Grandma, do you still have the tin full of buttons I used to play with when I was little?” Rebecca had her grandmother in South Dakota on the phone. Bonnie continued to watch the fading Jesus. The antique buttons in the store had brought back memories. The buttons Rebecca remembered would be waiting for her on Grandma’s demise, Grandma promised. They had a charming conversation over the next few miles.

“We’ve got to find a gas station,” Rebecca says.

“Got to be Shell or Mobile,” Bonnie said.

“Is the light about to come on?” I asked. I had missed earlier conversation due to road noise and sitting in the back.

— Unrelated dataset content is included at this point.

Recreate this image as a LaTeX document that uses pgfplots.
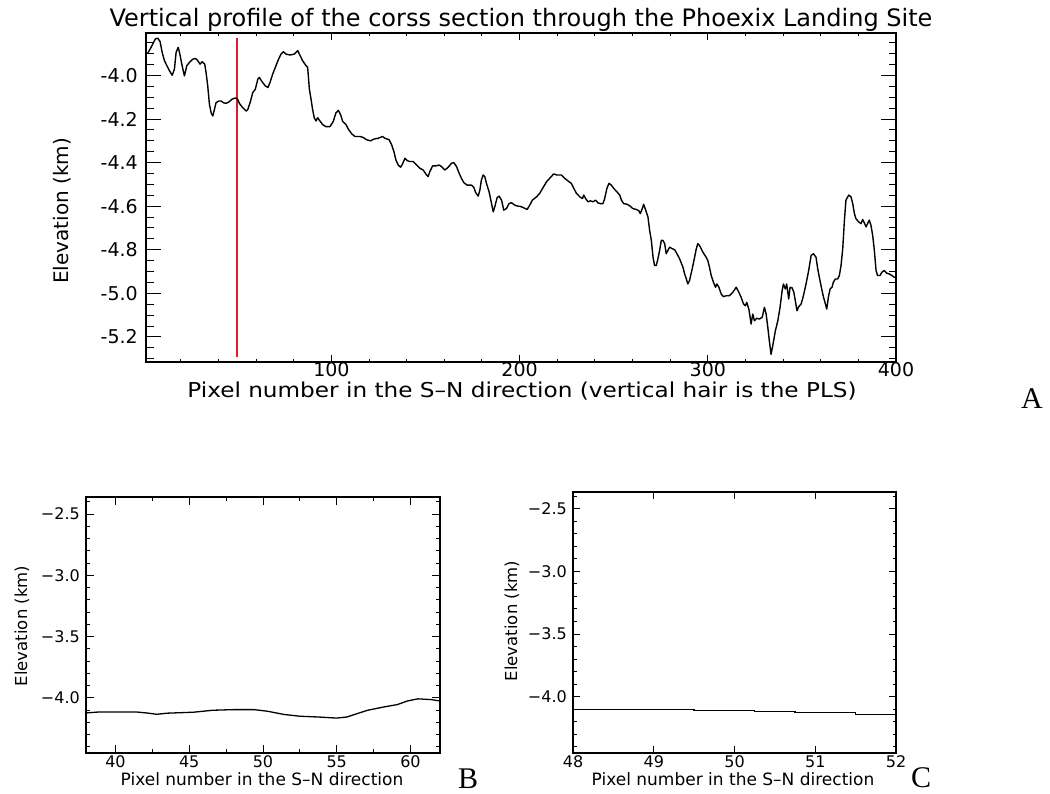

“It’s been on since before Bonnie started seeing Jesus in the sky,” Rebecca said, “She wouldn’t pay attention to me. Now it’s almost to the end of the red.”

Jesus is fading.

I-4 is packed, no proper service station appears. I volunteer to buy gas at ANY station, but Rebecca decides we can make it to Altamonte exit. Did I mention Bonnie and I now have very queasy stomachs? We are car sick or have food poisoning from the restaurant, so a Coke and motion sickness pill (just in case) become as important as gas.

We arrived at the station on fumes, grab Cokes and head to drug store for motion sickness pills for Bonnie. A more normal feeling began to creep in our tummies after a few swigs of Coke and we made it home.

I wouldn’t take the world for my relaxing day in the country. I like the “things” in my life to have purpose or memories. Every time I look at my beautiful silver bracelet our incredible day will all come back to me and I mean “incredible” in the most literal way.